Conn's episodic book tackles a number of issues; spiralling wages, infamous footballing disasters and their effect on the game, the club vs country rows and a lot more besides. It is a wide-ranging book seeking to chronicle what's wrong with football, how we got here and whether there might be a way out.

Save me the trouble then – is it any good?

The arguments presented in The Beautiful Game? are often compelling and may force a rethink for the average football fan in terms of their opinions on how the game is run and who exactly is running it. The detailed exposes of crisis clubs (such as York and Wimbledon) are chilling and the revelations about the power struggle between The FA and The Premier League, culminating in the resignation of Adam Crozier in 2002, seem well presented treatise on how not to run an organisation. Some of the details of the vast wealth of Premier League directors and how they have pursued this wealth with little care for the clubs or those clubs' supporters are sickening.

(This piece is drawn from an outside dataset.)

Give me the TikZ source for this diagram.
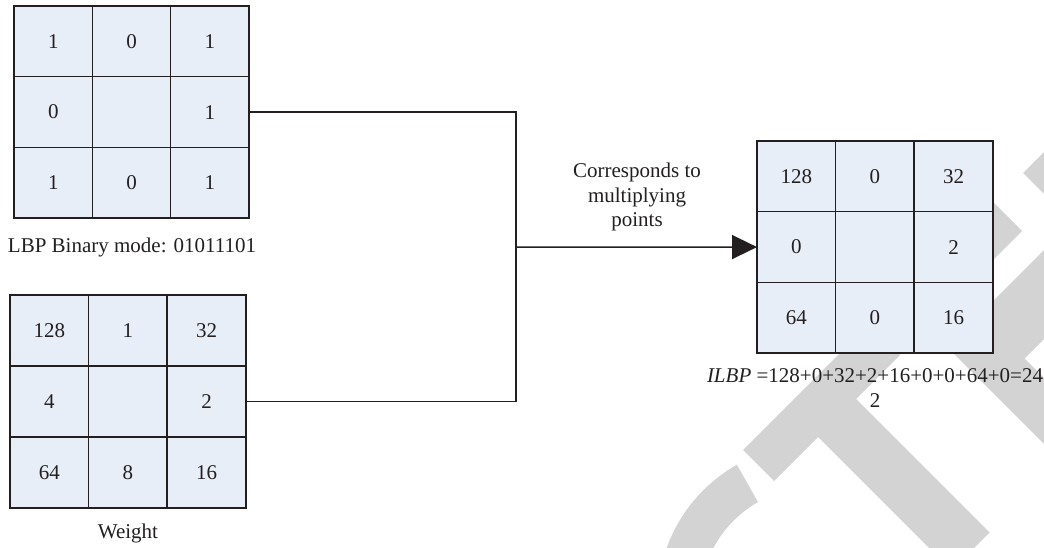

Brian Deane scores the first ever Premier League goal in 1992. Fit for a film version?

But…

There is a conflict within the book - as there will be within many fans who read it - between the distaste of many things Conn describes and the appreciation of the game now, as opposed to fifty, or even ten, years ago. Conn never seems to resolve this. He mentions the flair players of Chelsea and Arsenal in 2005 early on and on several occasions rubbishes the impact of the money behind those clubs, yet he can't help be wowed by their on-the-pitch exploits, the purism and skill they bring to the game. Conn clearly hates the new structures but, like most football fans, he clearly also still loves the game, as it is now.

What are its chances of being made as a film?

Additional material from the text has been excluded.